Having auto-renewal enabled does not mean certificate issuance will succeed. Auto-renewal handles the timing of the request. It does not fix the validation prerequisites behind that request. If DNS validation, DNSSEC, CAA records, organization validation, contact approval, or DNS reachability is broken, the renewal can trigger on schedule and still fail.
Shorter certificate cycles make this problem more frequent because teams run through renewal paths more often. This is where the difference between automation and assurance matters: automation can initiate a certificate request, but it cannot guarantee that the external systems required for issuance are still configured correctly.

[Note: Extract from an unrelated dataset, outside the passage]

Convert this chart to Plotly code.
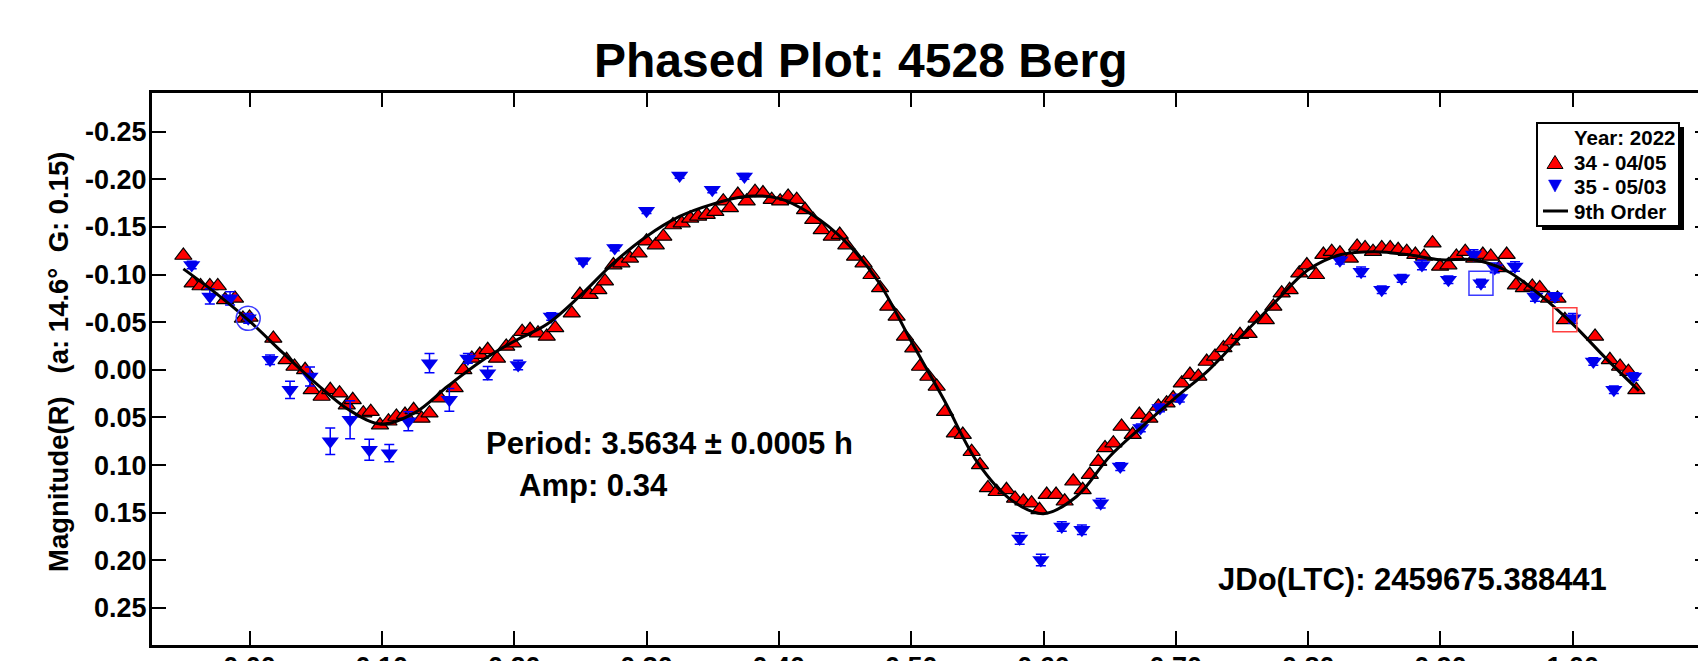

How DNSSEC and CAA validation block issuance
DNSSEC adds cryptographic verification to DNS responses. It is a security layer, not a problem by itself. The risk appears when DNSSEC is enabled but misconfigured, or when CAA checks depend on DNS responses that cannot be validated correctly. Starting March 3, 2026, DigiCert began validating DNSSEC, if present, during domain control validation and CAA checks, as described in its DNSSEC and CAA checks update.
DNSSEC is not mandatory for issuance, but if it is present and misconfigured, it can prevent a certificate from being issued. Relevant error and status concepts include BOGUS, INDETERMINATE, missing DNSKEY, missing NSEC or NSEC3 records, missing RRSIG records, and timeouts during DNSSEC resolution. CAA records add another dependency: if issuer authorization cannot be read or validated correctly, issuance may stop before the new certificate is created. For a team that only monitors whether the current certificate is still valid, these blockers can stay invisible until renewal fails.
Why auto-renewal fails despite valid certificates
A currently valid certificate and a successfully issuable next certificate are two different states. Auto-renewal automates the request path; it does not repair DNS, CAA, DNSSEC, approval, or reachability issues. If those dependencies drift after the previous certificate was issued, the renewal system can reach the certificate authority and still fail at the validation or issuance stage.
For example, consider this illustrative scenario: auto-renewal triggers 30 days before expiry. The renewal request reaches the certificate authority, but the CAA record was removed during a recent DNS migration. The CA cannot verify that it is authorized to issue the certificate. The request fails at the issuance stage. If the team monitors only the current certificate expiry date, no user-facing SSL alert may fire while the old certificate is still valid, so the issue may remain hidden until the renewal window becomes dangerously short.